Quantitative analysis should solve many of the common traps or pitfalls explained above !
Technical Analysis Has Been a Treasured Tool for Traders for Centuries
Technical analysis has made leaps and bounds over the past few decades due to technology advances, the Internet, and software programming evolution. It was not that long ago that a TA enthusiast would have to perform the complex calculations on his own behalf, graph detailed point-and-figure charts, or studiously count various wave stages and retracements demanded by the Elliott Wave Theory. Today, a simple point-and-click is all that is necessary to implement a complicated momentum oscillator or draw where resistance and support lines are expected to be. Yes, TA has come a long way!
When you enroll in a forex course, you will undoubtedly learn the latest rendition of these invaluable techniques for guiding your entries and exits in highly volatile currency markets. In the absence of these technical tools, it is dubious whether intuitive brainpower alone could consistently produce winning trades or at least produce net results that would last. Trading robots would not exist either, and many hedge funds would go out of business. Such is not the case, and although academicians and investing purists would like to argue that technical analysis has no basis for being, there are numerous traders with large bank account balances that would beg to differ with their arguments.
Many historians believe that technical analysis had its origins back in Europe and Japan in the sixteenth and seventeenth centuries. Commodity traders of old were perhaps the first ones to observe that prices were influenced by a number of variables and represented a balance between competing supply and demand forces. They noticed that the weather, the seasons, the economy, politics, and even human psychology had an impact on pricing behavior. When patterns began to repeat themselves on a seasonal basis, the idea was born that past behavior could repeat and portend the direction that future price movements might take.
The theory of momentum also began to take shape. Once again, observations of market action indicated that trends would continue for a bit of time before new information was assimilated and consequently redirected supply and demand forces to search for a new equilibrium. Price, repetitive behavior, and the tendency for markets to move in trends, often resembling wavelike patterns, became the early foundation for charting price behavior, analyzing the results, and then forecasting expected future movements.
Flash forward a few centuries, and then you have the latest evolved state of the art, right there on your desktop, the result of thousands of hours invested to use numbers and simple charts to make sense out of mountains of forex market data. Who knew that lowly candlestick formations emanated from rice farmers in Japan, and today, they are accepted almost without question as a quick indication of the forces that shape the markets for securities, commodities and currencies.

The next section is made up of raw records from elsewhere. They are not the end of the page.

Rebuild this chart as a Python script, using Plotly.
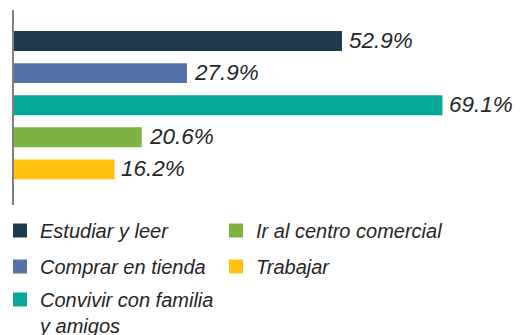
import plotly.graph_objects as go

# Activity shares (percent), in display order top to bottom
categories = [
    "Estudiar y leer",
    "Comprar en tienda",
    "Convivir con familia y amigos",
    "Ir al centro comercial",
    "Trabajar",
]
legend_names = [
    "Estudiar y leer",
    "Comprar en tienda",
    "Convivir con familia<br>y amigos",
    "Ir al centro comercial",
    "Trabajar",
]
values = [52.9, 27.9, 69.1, 20.6, 16.2]
colors = ["#1e3a4f", "#5673a9", "#05a899", "#7cb342", "#ffc20e"]
legend_slot = ["legend", "legend", "legend3", "legend2", "legend2"]

W, H = 521, 335
FONT = "Liberation Sans"
TEXT = "#262626"

fig = go.Figure()

fig.add_trace(go.Bar(
    x=values,
    y=categories,
    orientation="h",
    marker=dict(color=colors, line=dict(width=0)),
    width=0.62,
    showlegend=False,
    hoverinfo="skip",
))

# Legend swatches
for name, col, slot, cat in zip(legend_names, colors, legend_slot, categories):
    fig.add_trace(go.Scatter(
        x=[None], y=[None],
        mode="markers",
        marker=dict(symbol="square", size=14, color=col),
        name=name,
        legend=slot,
        legendgroup=cat,
        showlegend=True,
    ))

# Value labels beside each bar
for cat, v in zip(categories, values):
    fig.add_annotation(
        x=v, y=cat, xref="x", yref="y",
        text=f"{v:.1f}%",
        showarrow=False,
        xanchor="left", yanchor="middle",
        xshift=5, yshift=1,
        font=dict(family=FONT, size=22.5, color=TEXT, style="italic"),
    )

legend_common = dict(
    xref="container", yref="container",
    xanchor="left", yanchor="top",
    orientation="v",
    bgcolor="rgba(0,0,0,0)",
    borderwidth=0,
    font=dict(family=FONT, size=20, color=TEXT, style="italic"),
    valign="top",
    traceorder="grouped",
    tracegroupgap=7,
    itemclick=False, itemdoubleclick=False,
)

fig.update_layout(
    width=W, height=H,
    margin=dict(l=14, r=11, t=10, b=130, autoexpand=False),
    paper_bgcolor="white",
    plot_bgcolor="white",
    bargap=0.38,
    xaxis=dict(
        range=[0, 80],
        showticklabels=False, showgrid=False, zeroline=False,
        showline=False, ticks="",
    ),
    yaxis=dict(
        type="category",
        categoryorder="array",
        categoryarray=categories,
        range=[5.11, -0.966],
        showticklabels=False, showgrid=False, zeroline=False,
        showline=True, linecolor="#808080", linewidth=2, ticks="",
    ),
    legend=dict(x=0, y=1 - 211 / H, **legend_common),
    legend2=dict(x=216 / W, y=1 - 211 / H, **legend_common),
    legend3=dict(x=0, y=1 - 280 / H, **legend_common),
)

fig.write_html("out.html")
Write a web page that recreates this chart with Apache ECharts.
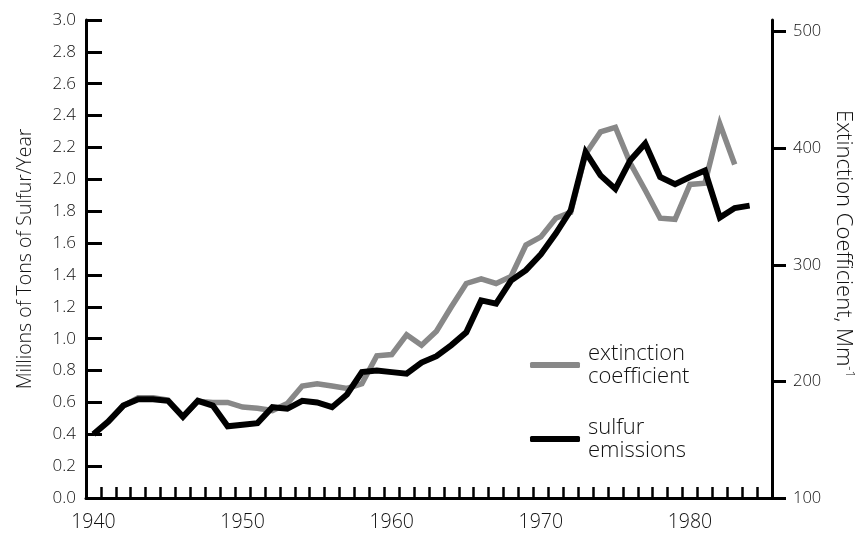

The primary benefit of technical analysis is its inherent flexibility. Skills can be applied across all forms of investment vehicles and also across varying timeframes. As a point in fact, many traders confirm the presence and strength of an apparent trend by viewing it from several differing timeframes. If it appears on 5-minute charts, then it may also reveal itself on 15-minute, hourly, and even daily charts in some cases.
The most overused phrase ever heard on a trading floor is, The trend is my friend! Every trader lives to find a strong trend, and then ride it like a surfer until it reverses. Technical analysis helps with the search, provides a high probability confirmation, and enables the trader to catch the wave and hang ten for profit thereafter.